Jump Starting Payments Integration
The topic of payments system integration has in the past usually dwelled on topics such as real time or batch requirements, message queue interfaces and of course, support for payment standards. All these of course are very important in any payments integration project, whether to support implementation of a new payment system, or the renewal of infrastructure technology. As I visit financial institution customers and our technology partners, a recurring theme appears in discussions about payments integration: simplifying the ‘plumbing’ and the need to know more about what is happening in the environment between the applications.
Complex Plumbing
Payments by nature are a transaction type with a lifecycle spanning multiple internal processing steps and applications. As described on an earlier post there are applications for delivery channels, compliance screening, account posting, settlement instructions, transaction routing and foreign exchange to name but a few.

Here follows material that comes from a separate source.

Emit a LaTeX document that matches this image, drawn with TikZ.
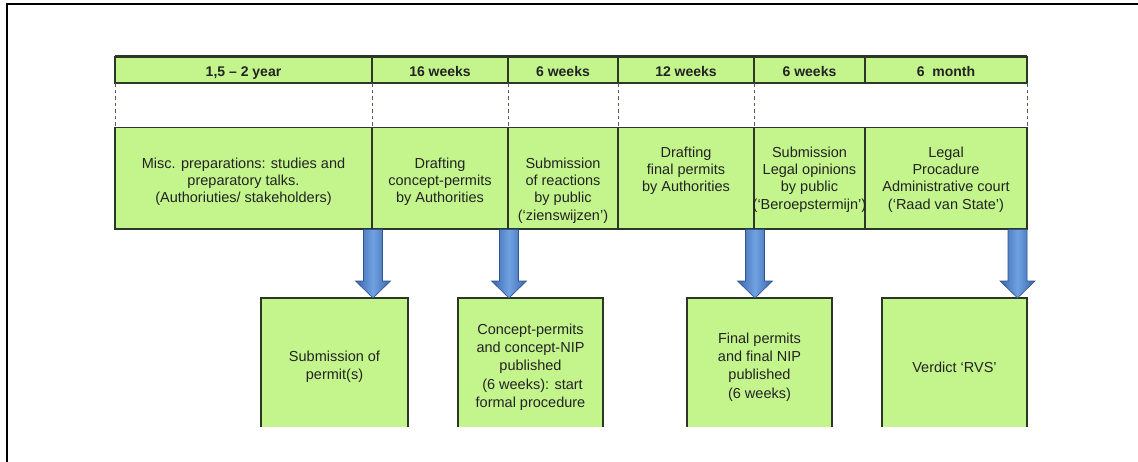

The traditional silo view of operations provides information about a payment at a point in time within an application, and certainly most banks have a well-engineered ‘hand-shake’ between applications to ensure delivery and provide an audit trail and transaction status, but that typically takes a significant amount of development effort to implement and manage.
Payments Message Bus
With the techniques offered using service oriented architectures (SOA), Microsoft has developed IP components to simplify the amount of custom engineering required to implement an integration framework. Our view is to provide the right balance between a flexible toolset and the need to have prebuilt payments integration components that streamline the development effort. The key is to provide value to customers and partners but without being too prescriptive in the solution components. After all, every bank is different but the principle drivers behind integration projects are the same. Using an enterprise service bus (ESB) architecture model, our approach is to create reusable services for common payments integration functions such as transformation, audit trail and tracking, a message database and business activity monitoring (BAM). The result is reduced complexity of solution and integration costs, and the ability to centrally monitor activity ‘between the applications’ for the lifecycle of the transaction.